Balaam was the paradigm of the prophet for hire. We can read the story of how he was hired to curse the Israelites (but couldn't) in Num. 22-24 and in an interpretation of the events in Deut. 23:4-5. Jude was accusing the false teachers of being out for profit. Also, importantly, we read of how Balaam ensnared the Israelites into sexual sin in Num. 31:15-16.

Korah was an example of one who rebelled against authority. We can read the story of his rebellion against Moses and Aaron as the one through God's will was mediated to the people in Num. 16. God destroyed him and his followers in an earthquake.

The sum of these three examples is to show that the false teachers were greedy, rebellious - probably against apostolic authority, and leading others astray, especially into sexual sin. Their end, and the end of their followers would be destruction, just as it was for Korah and his followers.

Vs. 12-13: The ESV handles the translation of this verse best, the false teachers are 'hidden reefs at your love feasts...' The false teachers posed a subtle but very dangerous threat; following them resulted in sure destruction. Love feasts were the common meal that was shared in the church in the first century, of which celebrating the Lord's Supper was a part. This common meal was seen as highly significant. It was a primary means of experiencing Christian community and expressing the unity of believers.

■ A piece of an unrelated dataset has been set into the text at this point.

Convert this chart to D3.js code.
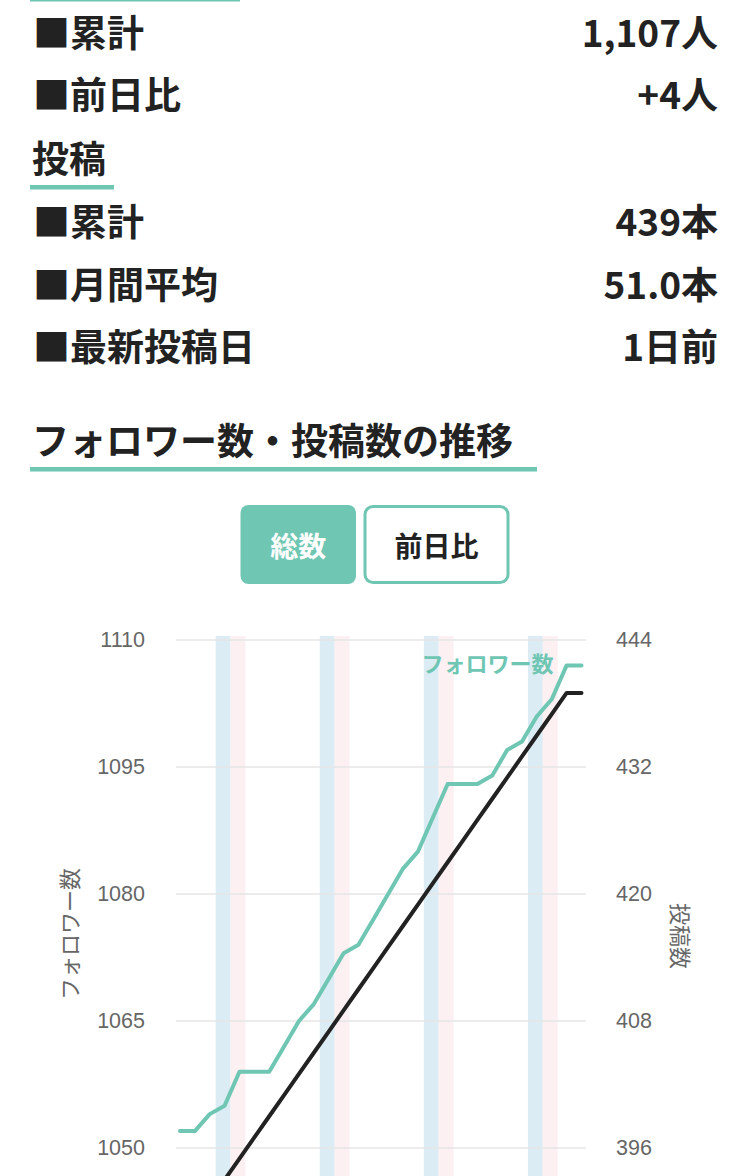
<!DOCTYPE html>
<html lang="ja">
<head>
<meta charset="utf-8">
<script src="https://cdn.jsdelivr.net/npm/d3@7"></script>
<style>
  html, body { margin: 0; padding: 0; background: #fff; }
  svg { display: block; font-family: "Noto Sans CJK JP", "Noto Sans", sans-serif; }
</style>
</head>
<body>
<div id="chart"></div>
<script>
// 上部の集計
const followerStatLabels = ['累計', '前日比']
const followerStatValues = ['1,107人', '+4人']
const postStatLabels = ['累計', '月間平均', '最新投稿日']
const postStatValues = ['439本', '51.0本', '1日前']

// 切り替えボタン
const toggleLabels = ['総数', '前日比']

// 28日分 (土日は背景に帯)
const weekdays = ['水', '木', '金', '土', '日', '月', '火',
    '水', '木', '金', '土', '日', '月', '火',
    '水', '木', '金', '土', '日', '月', '火',
    '水', '木', '金', '土', '日', '月', '火']
const followers = [1052, 1052, 1054, 1055, 1059, 1059, 1059, 1062, 1065, 1067,
    1070, 1073, 1074, 1077, 1080, 1083, 1085, 1089, 1093, 1093,
    1093, 1094, 1097, 1098, 1101, 1103, 1107, 1107]
const posts = [387, 389, 391, 393, 395, 397, 399, 401, 403, 405,
    407, 409, 411, 413, 415, 417, 419, 421, 423, 425,
    427, 429, 431, 433, 435, 437, 439, 439]

const followerTicks = [1050, 1065, 1080, 1095, 1110]
const postTicks = [396, 408, 420, 432, 444]

const TEAL = '#6ec6b3'
const INK = '#222'
const GRAY = '#666'

const W = 750
const H = 1176

const svg = d3.select('#chart').append('svg')
    .attr('width', W)
    .attr('height', H)

// 前セクションの下線の名残
svg.append('rect')
    .attr('x', 30).attr('y', -3)
    .attr('width', 210).attr('height', 4.5)
    .attr('fill', TEAL)

// ---------- 統計の行 ----------
function statRow(label, value, y) {
    svg.append('text')
        .attr('x', 33).attr('y', y)
        .attr('dominant-baseline', 'central')
        .attr('font-size', 37).attr('font-weight', 700)
        .attr('fill', INK)
        .text('■' + label)
    svg.append('text')
        .attr('x', 718).attr('y', y)
        .attr('text-anchor', 'end')
        .attr('dominant-baseline', 'central')
        .attr('font-size', 37).attr('font-weight', 700)
        .attr('fill', INK)
        .text(value)
}

function heading(label, y, lineEnd) {
    svg.append('text')
        .attr('x', 32).attr('y', y)
        .attr('dominant-baseline', 'central')
        .attr('font-size', 37).attr('font-weight', 700)
        .attr('fill', INK)
        .text(label)
    svg.append('rect')
        .attr('x', 30).attr('y', y + 28)
        .attr('width', lineEnd - 30).attr('height', 4.5)
        .attr('fill', TEAL)
}

followerStatLabels.forEach((l, i) => statRow(l, followerStatValues[i], 31 + i * 62))
heading('投稿', 157, 114)
postStatLabels.forEach((l, i) => statRow(l, postStatValues[i], 220 + i * 62.5))
heading('フォロワー数・投稿数の推移', 439, 537)

// ---------- ボタン ----------
const btnBoxes = [
    { x: 240.5, w: 115.5 },
    { x: 365, w: 143 },
]
toggleLabels.forEach((l, i) => {
    const b = btnBoxes[i]
    const active = i === 0
    svg.append('rect')
        .attr('x', b.x).attr('y', active ? 505 : 506.5)
        .attr('width', b.w).attr('height', active ? 79 : 76)
        .attr('rx', 8)
        .attr('fill', active ? TEAL : '#fff')
        .attr('stroke', active ? 'none' : TEAL)
        .attr('stroke-width', 3)
    svg.append('text')
        .attr('x', b.x + b.w / 2).attr('y', 545)
        .attr('text-anchor', 'middle')
        .attr('dominant-baseline', 'central')
        .attr('font-size', 28).attr('font-weight', 700)
        .attr('fill', active ? '#fff' : INK)
        .text(l)
})

// ---------- グラフ ----------
const x = d3.scalePoint()
    .domain(d3.range(weekdays.length))
    .range([180, 581.5])
const step = x.step()

const yF = d3.scaleLinear().domain([1050, 1110]).range([1148, 640])
const yP = d3.scaleLinear().domain([396, 444]).range([1148, 640])

// 土日の帯
svg.append('g')
    .selectAll('rect')
    .data(weekdays.map((d, i) => ({ d, i })).filter(o => o.d === '土' || o.d === '日'))
    .join('rect')
    .attr('x', o => x(o.i) - step / 2 - 1.5)
    .attr('y', 636)
    .attr('width', step)
    .attr('height', H - 636)
    .attr('fill', o => (o.d === '土' ? '#dcecf5' : '#fcf0f2'))

// グリッド
svg.append('g')
    .selectAll('line')
    .data(followerTicks)
    .join('line')
    .attr('x1', 176).attr('x2', 586)
    .attr('y1', d => yF(d)).attr('y2', d => yF(d))
    .attr('stroke', '#e6e6e6')
    .attr('stroke-width', 1.5)

// 左軸
const leftAxis = svg.append('g')
    .attr('transform', 'translate(153,0)')
    .call(d3.axisLeft(yF).tickValues(followerTicks).tickFormat(d3.format('d')).tickSize(0).tickPadding(8))
leftAxis.select('.domain').remove()
leftAxis.selectAll('text')
    .attr('font-size', 21.5).attr('fill', GRAY)
    .attr('font-family', '"Liberation Sans", Arial, sans-serif')

// 右軸
const rightAxis = svg.append('g')
    .attr('transform', 'translate(608,0)')
    .call(d3.axisRight(yP).tickValues(postTicks).tickFormat(d3.format('d')).tickSize(0).tickPadding(8))
rightAxis.select('.domain').remove()
rightAxis.selectAll('text')
    .attr('font-size', 21.5).attr('fill', GRAY)
    .attr('font-family', '"Liberation Sans", Arial, sans-serif')

// 軸タイトル
svg.append('text')
    .attr('transform', 'translate(68,934) rotate(-90)')
    .attr('text-anchor', 'middle')
    .attr('dominant-baseline', 'central')
    .attr('font-size', 22).attr('fill', GRAY)
    .text('フォロワー数')
svg.append('text')
    .attr('transform', 'translate(682,936) rotate(90)')
    .attr('text-anchor', 'middle')
    .attr('dominant-baseline', 'central')
    .attr('font-size', 22).attr('fill', GRAY)
    .text('投稿数')

// 線
const followerLine = d3.line()
    .x((d, i) => x(i))
    .y(d => yF(d))
const postLine = d3.line()
    .x((d, i) => x(i))
    .y(d => yP(d))

svg.append('path')
    .datum(posts)
    .attr('d', postLine)
    .attr('fill', 'none')
    .attr('stroke', INK)
    .attr('stroke-width', 4)
    .attr('stroke-linejoin', 'round')
    .attr('stroke-linecap', 'round')

svg.append('path')
    .datum(followers)
    .attr('d', followerLine)
    .attr('fill', 'none')
    .attr('stroke', TEAL)
    .attr('stroke-width', 4)
    .attr('stroke-linejoin', 'round')
    .attr('stroke-linecap', 'round')

// 系列ラベル
const last = followers.length - 1
svg.append('text')
    .attr('x', x(last - 1) - 13)
    .attr('y', yF(followers[last]) - 3)
    .attr('text-anchor', 'end')
    .attr('dominant-baseline', 'central')
    .attr('font-size', 22).attr('font-weight', 700)
    .attr('fill', TEAL)
    .text('フォロワー数')
</script>
</body>
</html>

Shepherds were supposed to look after and feed the sheep. They were only looking out for themselves. This may be another allusion to the fact that the false teachers were seeking financial gains or seeking to advance their social status.

The false teachers next are described using four metaphors. They were clouds without rain, meaning they look like they should deliver rain, but don't (c.f., Prov. 25:14). The point is similar to the next metaphor, they should be fruitful at harvest time, but aren't (compare to Jesus warning about false teachers in Mt. 7:15-20). They are driven by the wind, by outside influences rather than the Spirit residing in them. In the end they will be uprooted, or judged because they do not bear the good fruit that they should. Next they are compared to a stormy sea (c.f., Is. 57:20), which essentially is a denunciation of their wickedness and disorderliness.

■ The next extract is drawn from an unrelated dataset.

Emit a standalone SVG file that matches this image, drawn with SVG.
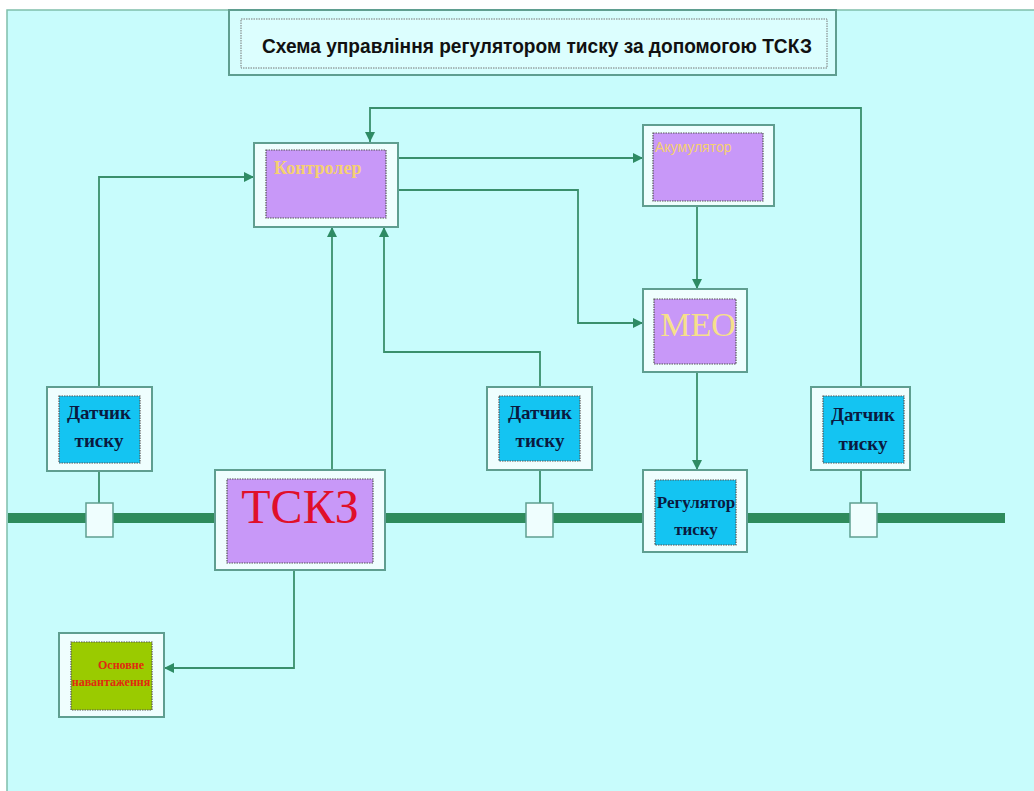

The final comparison is slightly more difficult. Ancient Jews and Christians believed that the stars were controlled by angels. Interestingly, the fallen angels of 1 Enoch that we discussed in vs. 6 were described similarly. The emphasis here again is on the certainty of their judgment. There also is a warning present here. Stars were used for navigation in the ancient world. If a star wandered it would lead any who followed it off course.

Vs. 14-16: The quote in vs. 14-15 is 1 Enoch 1:9 and is a text foretelling final blessing for the righteous and judgment for the wicked. Jude applies this text to the false teachers; they are wicked (again it's interesting that in 1 Encoh 1:5, the fallen angels of Jude 6 - called Watchers in 1 Enoch - are mentioned specifically as those fearing the coming judgment) and their end is certain. God will judge them. Jude 16 plainly lays out what their sins were.

The general tone is clear. The false teachers and those who follow them will face certain judgment and destruction by God.

Vs. 17-19: Here, repeating the idea from the start of vs. 5, Jude is simply reminding them of what they knew would happen. They were warned by the apostles who founded the church that false teachers would come into the church who would not submit to God's authority and would be sinful. The problem was that these false teachers were gaining a following and dividing the church, thus Jude had to address the situation.